No segundo vídeo da série ‘Cabeças’, vemos a parte superior do corpo de Renato Pera derretendo. O episódio ‘Derretida’ é seguido de texto do artista, que você pode ler abaixo!
A lógica falha, o corpo é estraçalhado, os objetos são animados. O suspense produz um vazio sufocante. O vazio é seguido pelo susto. O susto é uma presença insuportável, tão insuportável que é preciso fechar os olhos, apertar o maxilar, ranger os dentes, gritar, cerrar os punhos, roer unhas e cutículas. Contração muscular, tensão, encolhimento, tremor, recuo, entorpecimento, calafrio, frio na espinha, paralisia, estremecimento, grito involuntário, aceleração ou diminuição dos batimentos cardíacos, respiração ofegante ou lenta, contração ou dilatação dos vasos sanguíneos, constipação, diarreia, imobilização, catalepsia, pânico, convulsão, espasmos, gemido, choro, insônia, taquicardia, paranoia, náusea, repulsa, nojo, medo, aversão, escatologia, abjeção, ameaça, pavor, horror, terror. Cadáver. Tudo aquilo que é intolerável e deve ser reprimido, afastado da vista. Sem maquiagem ou máscaras, dejetos e cadáveres exibem o que permanentemente é reprimido para que se possa viver, até que, de perda em perda, o corpo cai para além da borda. A morte infectando a vida. Talvez não exista diferença entre se fazer de morto e estar morto de fato. Aprende-se a viver com o próprio cadáver. Um morto-vivo até pode ser a representação perfeita do sujeito hipnotizado pelas telas lisas e brilhantes, cores saturadas e superfícies sedutoras, seu erotismo inorgânico delicioso e pulsante. Mas eu gosto de pensar que os mortos-vivos são, também, representações da urgência da carne (podre, crua) e da fome incontrolável, do sangue jorrando, da merda, do sexo, daquilo que pode ter o potencial de manchar toda essa fluidez nauseante.
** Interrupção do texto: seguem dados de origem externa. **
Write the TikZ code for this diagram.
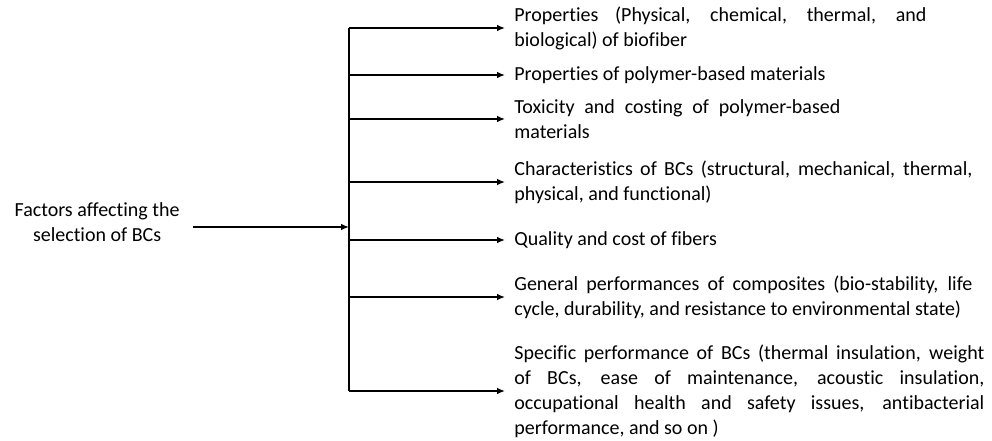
\documentclass[tikz,border=0pt]{standalone}
\usepackage{fontspec}
\setmainfont{Carlito}[Ligatures={NoCommon,NoContextual}]
\usepackage{tikz}
\usetikzlibrary{arrows.meta,calc}

\begin{document}
\begin{tikzpicture}[x=0.5pt,y=-0.5pt,>={Latex[length=4pt,width=3.4pt]},
	branch/.style={->,line width=0.95pt},
	factor/.style={anchor=west,inner xsep=4.5pt,inner ysep=0pt,align=justify,
		font=\fontsize{10pt}{12.5pt}\selectfont,
		execute at begin node={\hyphenpenalty=10000 \exhyphenpenalty=10000 }},
	source/.style={anchor=east,inner xsep=6.5pt,align=center,
		font=\fontsize{10pt}{12.5pt}\selectfont}]
	
	\useasboundingbox (0,0) rectangle (992,440);
	
	%----------------------------------------
	% Trunk points
	%----------------------------------------
	\coordinate (T1) at (349,28);
	\coordinate (T2) at (349,75);
	\coordinate (T3) at (349,119);
	\coordinate (T4) at (349,182);
	\coordinate (T5) at (349,240);
	\coordinate (T6) at (349,297);
	\coordinate (T7) at (349,391);
	\coordinate (Tin) at (349,227);
	
	%----------------------------------------
	% Source
	%----------------------------------------
	\node[source] (S) at (193,222) {Factors affecting the\\selection of BCs};
	
	%----------------------------------------
	% Factors
	%----------------------------------------
	\node[factor,text width=206pt] (F1) at (505,28)
	{Properties (Physical, chemical, thermal, and\linebreak biological) of biofiber};
	\node[factor,text width=229pt] (F2) at (505,75)
	{Properties of polymer-based materials};
	\node[factor,text width=163pt] (F3) at (505,119)
	{Toxicity and costing of polymer-based\linebreak materials};
	\node[factor,text width=229pt] (F4) at (505,182)
	{Characteristics of BCs (structural, mechanical, thermal,\linebreak physical, and functional)};
	\node[factor,text width=229pt] (F5) at (505,240)
	{Quality and cost of fibers};
	\node[factor,text width=229pt] (F6) at (505,297)
	{General performances of composites (bio-stability, life\linebreak cycle, durability, and resistance to environmental state)};
	\node[factor,text width=235pt] (F7) at (505,391)
	{Specific performance of BCs (thermal insulation, weight\linebreak of BCs, ease of maintenance, acoustic insulation,\linebreak occupational health and safety issues, antibacterial\linebreak performance, and so on )};
	
	%----------------------------------------
	% Connectors
	%----------------------------------------
	\draw[line width=0.95pt] (T1)--(T7);
	\draw[branch] (S.east |- Tin)--(Tin);
	\foreach \i in {1,...,7}
	\draw[branch] (T\i)--(F\i.west);
	
\end{tikzpicture}
\end{document}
Renato Pera. Série Cabeças (Derretida), 2021. Fotogrametria, animação e edição: Caio Fazolin. Textos: Renato Pera.
Renato Pera
Renato Pera (São Paulo, 1984) é artista e professor universitário. Doutor, Mestre e Bacharel em Artes Visuais pela USP. Foi premiado pelo 42o Salão de Arte de Ribeirão Preto (2017), 24o Visualidade Nascente (2016) e indicado ao Prêmio PIPA (2017 e 2014). Participa de exposições individuais e coletivas, nacionais e internacionais. Seu trabalho integra coleções públicas e privadas. É representado pela Galeria Bailune Biancheri (São Paulo).